How real is the danger?
“It depends,” says Coulter. “Sometimes you get out there and just know. Sometimes you think it’s fine and then there’ll be a shift, and it’ll go from fun-scary to shit-scary.”
Breath is evangelical about surfing. It’s described in hushed tones as “pointless, elegant, beautiful”, a kind of spiritual congress between man and ocean. On land, the complicated, tangled dynamics of the trio remain beneath the surface. On the ocean, the release is palpable.
For Baker, capturing that freedom was imperative. He went in knowing that he had to do justice to the world of surfing. “We’re all from that world,” says Baker. “What I had in common with these two was the culture of the sport. If I had actors rather than surfers I’d have to teach them all that.”
“You can’t really teach it,” says Coulter.
One of the film’s best assets is its realness.

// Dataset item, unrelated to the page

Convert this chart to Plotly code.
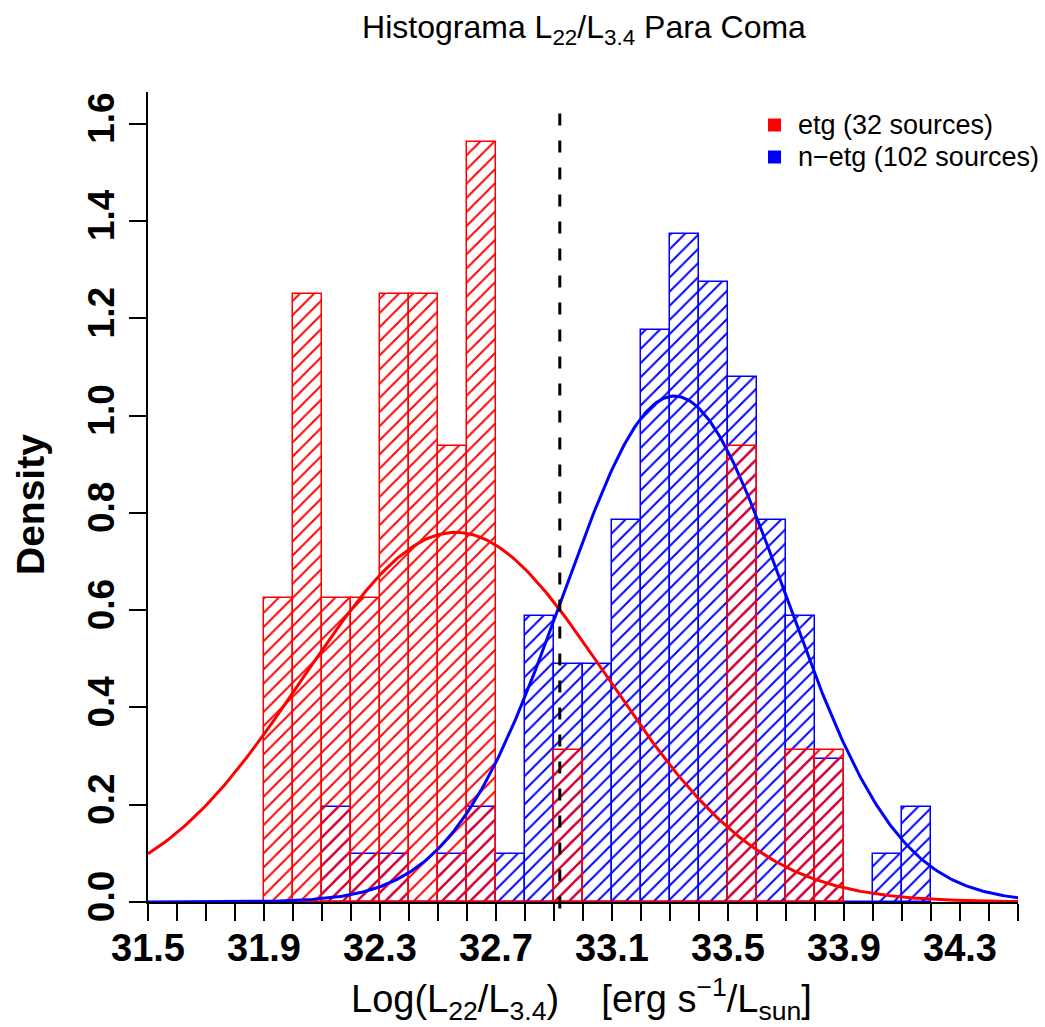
import numpy as np
import plotly.graph_objects as go

# ---------------- data ----------------
bin_width = 0.1

etg_bin_left = [31.9, 32.0, 32.1, 32.2, 32.3, 32.4, 32.5, 32.6, 32.7, 32.8,
                32.9, 33.0, 33.1, 33.2, 33.3, 33.4, 33.5, 33.6, 33.7, 33.8]
etg_counts = [2, 4, 2, 2, 4, 4, 3, 5, 0, 0,
              1, 0, 0, 0, 0, 0, 3, 0, 1, 1]
etg_n = 32

netg_bin_left = [32.1, 32.2, 32.3, 32.4, 32.5, 32.6, 32.7, 32.8, 32.9, 33.0,
                 33.1, 33.2, 33.3, 33.4, 33.5, 33.6, 33.7, 33.8, 33.9, 34.0, 34.1]
netg_counts = [2, 1, 1, 0, 1, 2, 1, 6, 5, 5,
               8, 12, 14, 13, 11, 8, 6, 3, 0, 1, 2]
netg_n = 102

# fitted normal curves (mean, sd)
etg_mean, etg_sd = 32.56, 0.525
netg_mean, netg_sd = 33.315, 0.3836

cut_value = 32.92

x_tick_labels = ["31.5", "31.9", "32.3", "32.7", "33.1", "33.5", "33.9", "34.3"]
y_tick_labels = ["0.0", "0.2", "0.4", "0.6", "0.8", "1.0", "1.2", "1.4", "1.6"]

legend_labels = ["etg (32 sources)", "n\u2212etg (102 sources)"]
# ----------------------------------------------------------------

FONT = "Liberation Sans, Arial, Helvetica, sans-serif"

def centers(lefts):
    return [l + bin_width / 2 for l in lefts]

def density(counts, n):
    return [c / (n * bin_width) for c in counts]

fig = go.Figure()

fig.add_trace(go.Bar(
    x=centers(netg_bin_left), y=density(netg_counts, netg_n), width=bin_width,
    marker=dict(color="rgba(0,0,0,0)",
                line=dict(color="blue", width=1.5),
                pattern=dict(shape="/", fgcolor="blue", bgcolor="rgba(0,0,0,0)",
                             size=10, solidity=0.2, fillmode="replace")),
    showlegend=False, hoverinfo="skip"))

fig.add_trace(go.Bar(
    x=centers(etg_bin_left), y=density(etg_counts, etg_n), width=bin_width,
    marker=dict(color="rgba(0,0,0,0)",
                line=dict(color="red", width=1.5),
                pattern=dict(shape="/", fgcolor="red", bgcolor="rgba(0,0,0,0)",
                             size=10, solidity=0.2, fillmode="replace")),
    showlegend=False, hoverinfo="skip"))

xs = np.linspace(31.5, 34.5, 400)

def dnorm(x, m, s):
    return np.exp(-0.5 * ((x - m) / s) ** 2) / (s * np.sqrt(2 * np.pi))

fig.add_trace(go.Scatter(x=xs, y=dnorm(xs, etg_mean, etg_sd), mode="lines",
                         line=dict(color="red", width=3), showlegend=False,
                         hoverinfo="skip", cliponaxis=False))
fig.add_trace(go.Scatter(x=xs, y=dnorm(xs, netg_mean, netg_sd), mode="lines",
                         line=dict(color="blue", width=3), showlegend=False,
                         hoverinfo="skip", cliponaxis=False))

# dashed vertical line
fig.add_shape(type="line", xref="x", yref="paper", x0=cut_value, x1=cut_value,
              y0=-0.008, y1=0.99, line=dict(color="black", width=3, dash="12px,15px"))

# legend (manual)
plot_w, plot_h = 870, 810
leg_colors = ["red", "blue"]
leg_y_px = [125, 157]
for lab, col, ypx in zip(legend_labels, leg_colors, leg_y_px):
    yc = (902 - ypx) / plot_h
    fig.add_shape(type="rect", xref="paper", yref="paper",
                  x0=(768 - 148) / plot_w, x1=(781 - 148) / plot_w,
                  y0=yc - 6.5 / plot_h, y1=yc + 6.5 / plot_h,
                  fillcolor=col, line=dict(width=0))
    fig.add_annotation(xref="paper", yref="paper", x=(796 - 148) / plot_w, y=yc,
                       xanchor="left", yanchor="middle", text=lab, showarrow=False,
                       font=dict(family=FONT, size=27, color="black"))

# axis titles as annotations
fig.add_annotation(xref="paper", yref="paper", x=(581 - 148) / plot_w, y=(902 - 999) / plot_h,
                   xanchor="center", yanchor="middle", showarrow=False,
                   text="Log(L<sub>22</sub>/L<sub>3.4</sub>)    [erg s<sup>\u22121</sup>/L<sub>sun</sub>]",
                   font=dict(family=FONT, size=38, color="black"))
fig.add_annotation(xref="paper", yref="paper", x=(30 - 148) / plot_w, y=(902 - 504) / plot_h,
                   xanchor="center", yanchor="middle", showarrow=False, textangle=-90,
                   text="<b>Density</b>",
                   font=dict(family=FONT, size=39, color="black"))

x_tick_vals = [float(t) for t in x_tick_labels]
y_tick_vals = [float(t) for t in y_tick_labels]

fig.update_layout(
    width=1045, height=1027,
    margin=dict(l=148, r=27, t=92, b=125),
    paper_bgcolor="white", plot_bgcolor="white",
    barmode="overlay", bargap=0,
    title=dict(text="Histograma L<sub>22</sub>/L<sub>3.4</sub> Para Coma",
               x=(584) / 1045, xanchor="center", y=1 - 27 / 1027, yanchor="middle",
               font=dict(family=FONT, size=32, color="black")),
    xaxis=dict(range=[31.5, 34.5], showgrid=False, zeroline=False,
               showline=True, linecolor="black", linewidth=1.5,
               tickmode="array", tickvals=x_tick_vals, ticktext=x_tick_labels,
               ticks="outside", ticklen=17, tickwidth=1.5, tickcolor="black",
               minor=dict(dtick=0.1, tick0=31.5, ticks="outside", ticklen=17,
                          tickwidth=1.5, tickcolor="black", showgrid=False),
               tickfont=dict(family=FONT, size=38, color="black", weight="bold")),
    yaxis=dict(range=[0, 1.665], showgrid=False, zeroline=False,
               showline=True, linecolor="black", linewidth=1.5,
               tickmode="array", tickvals=y_tick_vals, ticktext=y_tick_labels,
               ticks="outside", ticklen=17, tickwidth=1.5, tickcolor="black",
               tickangle=-90,
               tickfont=dict(family=FONT, size=37, color="black", weight="bold"),
               ticklabelstandoff=0),
)

try:
    fig.update_xaxes(ticklabelstandoff=-5)
except Exception:
    fig.update_xaxes(ticklabelstandoff=0)

fig.write_html("out.html")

When they’re on the water, it’s very believably a skilled surfer, on a board, on a wave. Baker says that if they did all the character groundwork but the surfing didn’t look real, the film would collapse.
“I watched the American version of Animal Kingdom on the plane the other day,” he says. “All the actors are playing tough surfer types, and when they get to the beach they’re all on Mini Mals. It’s hopeless. It undermines everything.”
“What’s Animal Kingdom?” asks Coulter.
“You didn’t see the film?”
“Yeah, well,” says Baker, “if you want to be an actor you’re going to have to start looking at some movies, mate.”
Coulter looks reproached, but doesn’t say anything. Maybe he’ll save it for the surf.